Start DATASET EXTRACT

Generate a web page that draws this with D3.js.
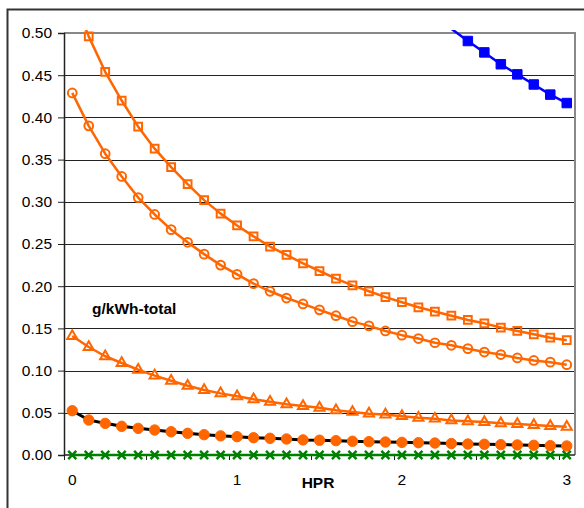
<!DOCTYPE html>
<html>
<head>
<meta charset="utf-8">
<script src="https://cdn.jsdelivr.net/npm/d3@7"></script>
<style>
  body { margin: 0; background: #fff; }
  text { font-family: "Liberation Sans", Arial, sans-serif; fill: #000; }
</style>
</head>
<body>
<div id="chart"></div>
<script>
'use strict';

// HPR categories (x axis)
const hpr = [0, 0.1, 0.2, 0.3, 0.4, 0.5, 0.6, 0.7, 0.8, 0.9,
             1, 1.1, 1.2, 1.3, 1.4, 1.5, 1.6, 1.7, 1.8, 1.9,
             2, 2.1, 2.2, 2.3, 2.4, 2.5, 2.6, 2.7, 2.8, 2.9, 3];
const xTickLabels = ["0", "1", "2", "3"];
const yTicks = [0, 0.05, 0.10, 0.15, 0.20, 0.25, 0.30, 0.35, 0.40, 0.45, 0.50];

// series
const openSquares = [0.544, 0.496, 0.454, 0.420, 0.389, 0.363, 0.341, 0.321, 0.302, 0.286,
                     0.272, 0.259, 0.247, 0.237, 0.227, 0.218, 0.209, 0.201, 0.194, 0.187,
                     0.181, 0.175, 0.170, 0.165, 0.160, 0.156, 0.151, 0.147, 0.143, 0.139, 0.136];
const openCircles = [0.429, 0.390, 0.357, 0.330, 0.305, 0.285, 0.267, 0.252, 0.238, 0.225,
                     0.214, 0.203, 0.194, 0.186, 0.179, 0.172, 0.165, 0.158, 0.153, 0.147,
                     0.142, 0.138, 0.133, 0.130, 0.126, 0.122, 0.119, 0.115, 0.112, 0.110, 0.107];
const triangles = [0.141, 0.128, 0.117, 0.109, 0.101, 0.094, 0.088, 0.082, 0.077, 0.073,
                   0.0695, 0.066, 0.063, 0.060, 0.058, 0.056, 0.053, 0.051, 0.049, 0.048,
                   0.046, 0.044, 0.043, 0.041, 0.040, 0.039, 0.0375, 0.0367, 0.0355, 0.0344, 0.0335];
const filledCircles = [0.0525, 0.0415, 0.0375, 0.034, 0.0316, 0.0296, 0.0276, 0.0257, 0.0241, 0.0227,
                       0.0217, 0.0205, 0.0198, 0.019, 0.0179, 0.0175, 0.017, 0.0163, 0.0158, 0.0154,
                       0.015, 0.0146, 0.0142, 0.0136, 0.013, 0.0127, 0.0123, 0.0119, 0.0115, 0.0111, 0.0107];
const crosses = [0, 0, 0, 0, 0, 0, 0, 0, 0, 0, 0, 0, 0, 0, 0, 0,
                 0, 0, 0, 0, 0, 0, 0, 0, 0, 0, 0, 0, 0, 0, 0];
// only the right end is inside the plot, the rest runs above 0.50
const blueSquares = [null, null, null, null, null, null, null, null, null, null,
                     null, null, null, null, null, null, null, null, null, null,
                     null, null, 0.520, 0.505, 0.4905, 0.477, 0.463, 0.451, 0.439, 0.427, 0.417];

const W = 584, H = 508;
const margin = { top: 33, right: 9, bottom: 53, left: 64 };
const width = W - margin.left - margin.right,
      height = H - margin.top - margin.bottom;

const svg = d3.select("#chart").append("svg")
    .attr("width", W)
    .attr("height", H);

// chart area border (runs off the right/bottom of the picture)
svg.append("rect")
    .attr("x", 7.5).attr("y", 9.5)
    .attr("width", 700).attr("height", 700)
    .attr("fill", "none")
    .attr("stroke", "#333")
    .attr("stroke-width", 2);

const g = svg.append("g")
    .attr("transform", "translate(" + margin.left + "," + margin.top + ")");

const x = d3.scaleBand()
    .domain(hpr)
    .range([0, width]);
const cx = d => x(d) + x.bandwidth() / 2;

const y = d3.scaleLinear()
    .domain([0, 0.5])
    .range([height, 0]);

// gridlines
g.selectAll(".grid")
    .data(yTicks.filter(v => v > 0 && v < 0.5))
    .enter().append("line")
    .attr("x1", 0).attr("x2", width)
    .attr("y1", d => Math.round(y(d)) + 0.5).attr("y2", d => Math.round(y(d)) + 0.5)
    .attr("stroke", "#222")
    .attr("stroke-width", 1);

// plot border: top and right in grey
g.append("path")
    .attr("d", "M0," + y(0.5) + "H" + width + "V" + height)
    .attr("fill", "none")
    .attr("stroke", "#888")
    .attr("stroke-width", 2);

// y axis
const yAxis = d3.axisLeft(y)
    .tickValues(yTicks)
    .tickSize(6)
    .tickPadding(6)
    .tickFormat(d3.format(".2f"));
const ya = g.append("g").call(yAxis);
ya.select(".domain").attr("stroke", "#222").attr("stroke-width", 1.5);
ya.selectAll(".tick line").attr("stroke", "#222");
ya.selectAll("text")
    .style("font-size", "15.5px")
    .attr("fill", "#000");

// x axis: ticks on every 5th category boundary, labels on every 10th category
const xa = g.append("g").attr("transform", "translate(0," + height + ")");
xa.append("line")
    .attr("x1", 0).attr("x2", width)
    .attr("stroke", "#222").attr("stroke-width", 1.5);
xa.selectAll(".xtick")
    .data(hpr.filter((d, i) => i % 5 === 0))
    .enter().append("line")
    .attr("x1", d => Math.round(x(d)) + 0.5).attr("x2", d => Math.round(x(d)) + 0.5)
    .attr("y1", 0).attr("y2", 5)
    .attr("stroke", "#222");
xa.selectAll(".xlabel")
    .data(xTickLabels)
    .enter().append("text")
    .attr("x", d => cx(+d))
    .attr("y", 30)
    .attr("text-anchor", "middle")
    .style("font-size", "15.5px")
    .text(d => d);

// series
const plot = g.append("g");
svg.append("clipPath").attr("id", "clip")
    .append("rect")
    .attr("x", -2).attr("y", -3)
    .attr("width", width + 4).attr("height", height + 10);
plot.attr("clip-path", "url(#clip)");

function pts(values) {
    return hpr.map((h, i) => ({ h: h, v: values[i] })).filter(d => d.v !== null);
}
const line = d3.line().x(d => cx(d.h)).y(d => y(d.v));

function drawLine(values, color, w) {
    plot.append("path")
        .datum(pts(values))
        .attr("d", line)
        .attr("fill", "none")
        .attr("stroke", color)
        .attr("stroke-width", w)
        .attr("stroke-linejoin", "round");
}

function drawMarkers(values, symbol, size, fill, stroke, sw) {
    plot.selectAll(null)
        .data(pts(values).filter(d => d.v <= 0.5))
        .enter().append("path")
        .attr("transform", d => "translate(" + cx(d.h) + "," + y(d.v) + ")")
        .attr("d", d3.symbol().type(symbol).size(size))
        .attr("fill", fill)
        .attr("stroke", stroke)
        .attr("stroke-width", sw);
}

const orange = "#ff6600";

drawLine(openSquares, orange, 2.5);
drawMarkers(openSquares, d3.symbolSquare, 60, "none", orange, 2);

drawLine(openCircles, orange, 2.5);
drawMarkers(openCircles, d3.symbolCircle, 60, "none", orange, 2);

drawLine(triangles, orange, 2.5);
drawMarkers(triangles, d3.symbolTriangle, 44, "none", orange, 2);

drawLine(filledCircles, "#000", 3);
drawMarkers(filledCircles, d3.symbolCircle, 85, orange, orange, 1);

drawLine(crosses, "#008000", 2.5);
drawMarkers(crosses, d3.symbolX, 44, "none", "#008000", 2.5);

drawLine(blueSquares, "#0000ff", 2.5);
drawMarkers(blueSquares, d3.symbolSquare, 90, "#0000ff", "#0000ff", 1);

// texts
g.append("text")
    .attr("x", 92 - margin.left)
    .attr("y", 314 - margin.top)
    .style("font-size", "15.5px")
    .style("font-weight", "bold")
    .text("g/kWh-total");

g.append("text")
    .attr("x", 318 - margin.left)
    .attr("y", 488 - margin.top)
    .attr("text-anchor", "middle")
    .style("font-size", "15.5px")
    .style("font-weight", "bold")
    .text("HPR");
</script>
</body>
</html>
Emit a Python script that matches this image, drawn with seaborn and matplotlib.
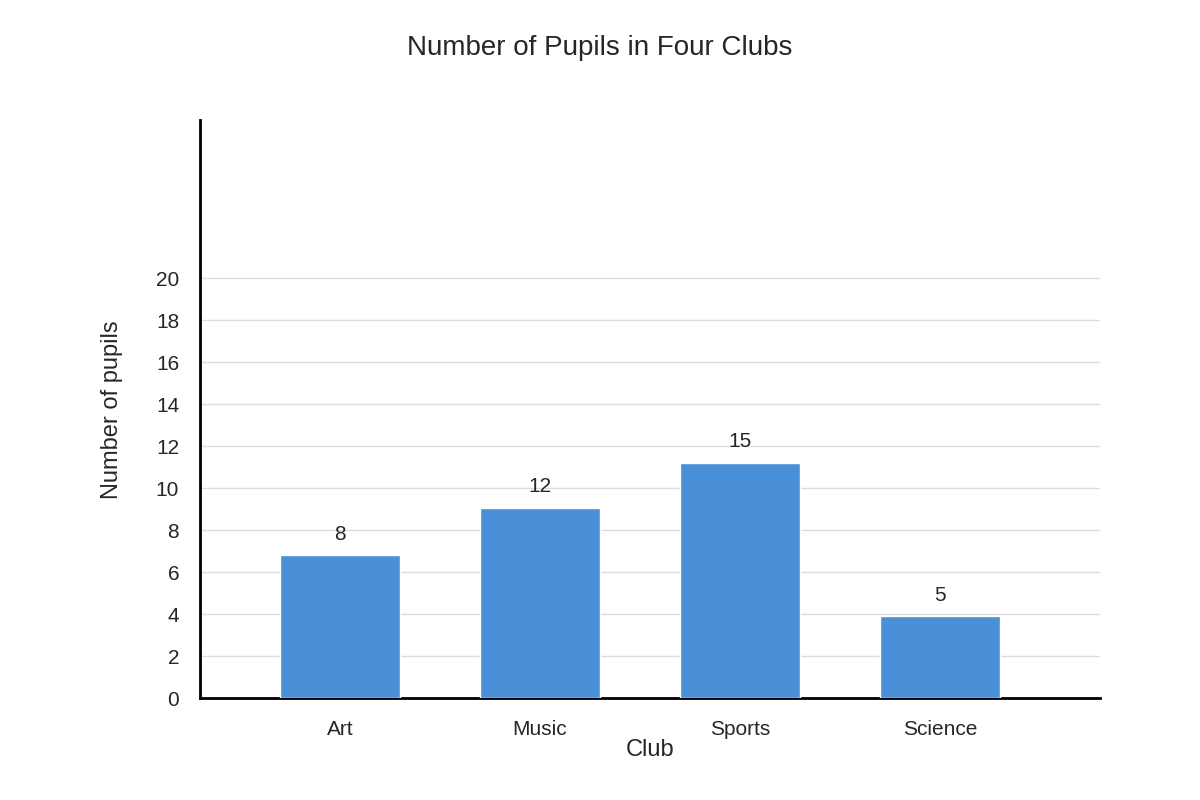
import matplotlib
matplotlib.use('Agg')
import matplotlib.pyplot as plt
import seaborn as sns
import pandas as pd

clubs = ['Art', 'Music', 'Sports', 'Science']
pupils = [8, 12, 15, 5]                       # value labels shown above bars
bar_heights = [6.8, 9.05, 11.2, 3.9]          # drawn bar heights
yticks = list(range(0, 21, 2))

df = pd.DataFrame({'club': clubs, 'height': bar_heights})

sns.set_theme(style='white')
plt.rcParams['font.family'] = ['Liberation Sans', 'DejaVu Sans']

fig = plt.figure(figsize=(12, 8), dpi=100)
ax = fig.add_axes([200/1200, 1-698/800, 900/1200, 578/800])

sns.barplot(data=df, x='club', y='height', color='#4a90d9', width=0.6,
            saturation=1, ax=ax, zorder=3)

for i, v in enumerate(pupils):
    ax.text(i, bar_heights[i] + 0.55, str(v), ha='center', va='bottom', fontsize=15)

ax.set_xlim(-0.7, 3.8)
ax.set_ylim(0, 578/21)
ax.set_yticks(yticks)
for t in yticks[1:]:
    ax.axhline(t, color='#dddddd', lw=1, zorder=1)
ax.tick_params(axis='both', length=0, labelsize=15)
ax.tick_params(axis='x', pad=16)
ax.tick_params(axis='y', pad=15)

for s in ['top', 'right']:
    ax.spines[s].set_visible(False)
ax.spines['left'].set_color('black')
ax.spines['left'].set_linewidth(2)
ax.spines['bottom'].set_color('black')
ax.spines['bottom'].set_linewidth(2)

ax.set_xlabel('')
ax.set_ylabel('')
fig.text(650/1200, 1-750/800, 'Club', ha='center', va='center', fontsize=17)
fig.text(112/1200, 1-410/800, 'Number of pupils', ha='center', va='center',
         rotation=90, fontsize=17)
fig.text(0.5, 1-48/800, 'Number of Pupils in Four Clubs', ha='center', va='center',
         fontsize=20)

fig.savefig('out.png', dpi=100)
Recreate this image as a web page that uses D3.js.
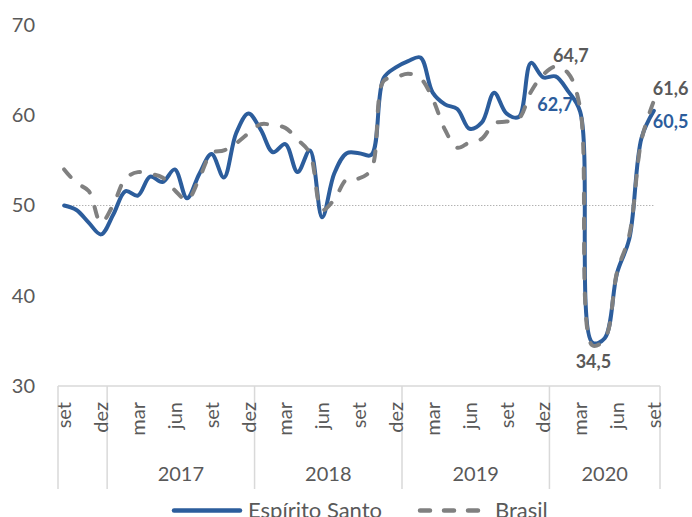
<!DOCTYPE html>
<html>
<head>
<meta charset="utf-8">
<script src="https://cdn.jsdelivr.net/npm/d3@7"></script>
<style>
  body { margin: 0; background: #fff; }
  svg { font-family: Lato, "Noto Sans", sans-serif; }
</style>
</head>
<body>
<div id="chart"></div>
<script>
const categories = [
  'set/2016', 'out/2016', 'nov/2016', 'dez/2016',
  'jan/2017', 'fev/2017', 'mar/2017', 'abr/2017', 'mai/2017', 'jun/2017',
  'jul/2017', 'ago/2017', 'set/2017', 'out/2017', 'nov/2017', 'dez/2017',
  'jan/2018', 'fev/2018', 'mar/2018', 'abr/2018', 'mai/2018', 'jun/2018',
  'jul/2018', 'ago/2018', 'set/2018', 'out/2018', 'nov/2018', 'dez/2018',
  'jan/2019', 'fev/2019', 'mar/2019', 'abr/2019', 'mai/2019', 'jun/2019',
  'jul/2019', 'ago/2019', 'set/2019', 'out/2019', 'nov/2019', 'dez/2019',
  'jan/2020', 'fev/2020', 'mar/2020', 'abr/2020', 'mai/2020', 'jun/2020',
  'jul/2020', 'ago/2020', 'set/2020'
];

const espiritoSanto = [
  50.0, 49.5, 48.1, 46.8,
  49.0, 51.6, 51.1, 53.2, 52.6, 54.0, 50.8, 53.5, 55.7, 53.1, 58.0, 60.2,
  58.4, 55.9, 56.8, 53.7, 56.1, 48.7, 53.6, 55.8, 55.8, 55.6, 64.1, 65.3,
  66.0, 66.4, 62.5, 61.2, 60.7, 58.5, 59.2, 62.5, 60.2, 59.8, 65.8, 64.2,
  64.3, 62.7, 60.4, 34.8, 35.3, 42.5, 46.3, 57.5, 60.5
];

const brasil = [
  54.0, 52.5, 51.6, 48.1,
  50.1, 53.0, 53.7, 53.5, 53.1, 51.7, 50.6, 53.0, 55.8, 56.1, 56.9, 58.0,
  59.0, 58.9, 58.6, 57.3, 55.8, 49.5, 50.7, 52.9, 53.0, 54.0, 63.8, 64.2,
  64.6, 64.1, 61.8, 58.4, 56.4, 57.0, 57.4, 59.1, 59.3, 59.6, 62.6, 64.5,
  65.4, 64.7, 60.8, 34.5, 35.2, 42.6, 46.7, 57.3, 61.6
];

const reference = 50;
const yTicks = [30, 40, 50, 60, 70];
const shownMonths = ['set', 'dez', 'mar', 'jun'];

// labelled points: [category, series, text]
const labels = [
  ['fev/2020', 'br', '64,7'],
  ['fev/2020', 'es', '62,7'],
  ['abr/2020', 'br', '34,5'],
  ['set/2020', 'br', '61,6'],
  ['set/2020', 'es', '60,5']
];

const width = 692, height = 517;
const blue = '#2c5d9c', gray = '#808080', text = '#595959';

const svg = d3.select('#chart').append('svg')
  .attr('width', width)
  .attr('height', height);

const x = d3.scaleBand()
  .domain(categories)
  .range([58, 660]);
const cx = c => x(c) + x.bandwidth() / 2;

const y = d3.scaleLinear()
  .domain([30, 70])
  .range([386, 25]);

// y axis labels
const yAxis = svg.append('g')
  .attr('transform', 'translate(58,0)')
  .call(d3.axisLeft(y).tickValues(yTicks).tickSize(0).tickPadding(23));
yAxis.select('.domain').remove();
yAxis.selectAll('text')
  .attr('fill', text)
  .style('font-size', '20px')
  .style('font-family', 'Lato, sans-serif');

// x axis
const axis = svg.append('g');
axis.append('line')
  .attr('x1', 58).attr('x2', 660)
  .attr('y1', y(30)).attr('y2', y(30))
  .attr('stroke', '#d9d9d9').attr('stroke-width', 1.5);

const year = c => c.split('/')[1];
const years = Array.from(new Set(categories.map(year)));
const groups = years.map(yr => {
  const cs = categories.filter(c => year(c) === yr);
  return { yr, x0: x(cs[0]), x1: x(cs[cs.length - 1]) + x.bandwidth(), n: cs.length };
});

const seps = [groups[0].x0].concat(groups.map(g => g.x1));
axis.selectAll('.sep')
  .data(seps)
  .enter().append('line')
  .attr('x1', d => d).attr('x2', d => d)
  .attr('y1', y(30)).attr('y2', 489)
  .attr('stroke', '#d9d9d9').attr('stroke-width', 1.5);

axis.selectAll('.month')
  .data(categories.filter(c => shownMonths.includes(c.split('/')[0])))
  .enter().append('text')
  .attr('transform', d => `translate(${cx(d)},402) rotate(-90)`)
  .attr('dy', '0.36em')
  .attr('text-anchor', 'end')
  .attr('fill', text)
  .style('font-size', '20px')
  .text(d => d.split('/')[0]);

axis.selectAll('.year')
  .data(groups.filter(g => g.n > 4))
  .enter().append('text')
  .attr('x', d => (d.x0 + d.x1) / 2)
  .attr('y', 481)
  .attr('text-anchor', 'middle')
  .attr('fill', text)
  .style('font-size', '20px')
  .text(d => d.yr);

// reference line at 50
svg.append('line')
  .attr('x1', cx(categories[0])).attr('x2', cx(categories[categories.length - 1]))
  .attr('y1', y(reference)).attr('y2', y(reference))
  .attr('stroke', '#a6a6a6')
  .attr('stroke-width', 1.2)
  .attr('stroke-dasharray', '1.2,1.8');

const line = d3.line()
  .x((d, i) => cx(categories[i]))
  .y(d => y(d))
  .curve(d3.curveCatmullRom.alpha(0.5));

svg.append('path')
  .attr('d', line(espiritoSanto))
  .attr('fill', 'none')
  .attr('stroke', blue)
  .attr('stroke-width', 4)
  .attr('stroke-linejoin', 'round')
  .attr('stroke-linecap', 'round');

svg.append('path')
  .attr('d', line(brasil))
  .attr('fill', 'none')
  .attr('stroke', gray)
  .attr('stroke-width', 4)
  .attr('stroke-linecap', 'round')
  .attr('stroke-dasharray', '10,15');

// data labels
const series = { es: espiritoSanto, br: brasil };
const offsets = {
  '64,7': [3, -11, 'middle'],
  '62,7': [5, 20, 'end'],
  '34,5': [1, 23, 'middle'],
  '61,6': [-1, -6, 'start'],
  '60,5': [-1, 17, 'start']
};
svg.selectAll('.label')
  .data(labels)
  .enter().append('text')
  .attr('x', d => cx(d[0]) + offsets[d[2]][0])
  .attr('y', d => y(series[d[1]][categories.indexOf(d[0])]) + offsets[d[2]][1])
  .attr('text-anchor', d => offsets[d[2]][2])
  .attr('fill', d => d[1] === 'es' ? blue : text)
  .style('font-size', '18px')
  .style('font-weight', 'bold')
  .text(d => d[2]);

// legend
const legend = svg.append('g');
legend.append('line')
  .attr('x1', 174).attr('x2', 240)
  .attr('y1', 510.5).attr('y2', 510.5)
  .attr('stroke', blue).attr('stroke-width', 4.5).attr('stroke-linecap', 'round');
legend.append('text')
  .attr('x', 248).attr('y', 518)
  .attr('fill', text)
  .style('font-size', '22px')
  .text('Espírito Santo');
legend.append('line')
  .attr('x1', 420).attr('x2', 486)
  .attr('y1', 510.5).attr('y2', 510.5)
  .attr('stroke', gray).attr('stroke-width', 4.5).attr('stroke-linecap', 'round')
  .attr('stroke-dasharray', '10,14');
legend.append('text')
  .attr('x', 495).attr('y', 518)
  .attr('fill', text)
  .style('font-size', '22px')
  .text('Brasil');
</script>
</body>
</html>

End DATASET EXTRACT

GIVEN TASK
Please extract exactly the lines of the data, from the first through the line containing "0.40, 0.45, 0.50];", and add no pictures to the copy.

THE RESULT
Generate a web page that draws this with D3.js.
<!DOCTYPE html>
<html>
<head>
<meta charset="utf-8">
<script src="https://cdn.jsdelivr.net/npm/d3@7"></script>
<style>
  body { margin: 0; background: #fff; }
  text { font-family: "Liberation Sans", Arial, sans-serif; fill: #000; }
</style>
</head>
<body>
<div id="chart"></div>
<script>
'use strict';

// HPR categories (x axis)
const hpr = [0, 0.1, 0.2, 0.3, 0.4, 0.5, 0.6, 0.7, 0.8, 0.9,
             1, 1.1, 1.2, 1.3, 1.4, 1.5, 1.6, 1.7, 1.8, 1.9,
             2, 2.1, 2.2, 2.3, 2.4, 2.5, 2.6, 2.7, 2.8, 2.9, 3];
const xTickLabels = ["0", "1", "2", "3"];
const yTicks = [0, 0.05, 0.10, 0.15, 0.20, 0.25, 0.30, 0.35, 0.40, 0.45, 0.50];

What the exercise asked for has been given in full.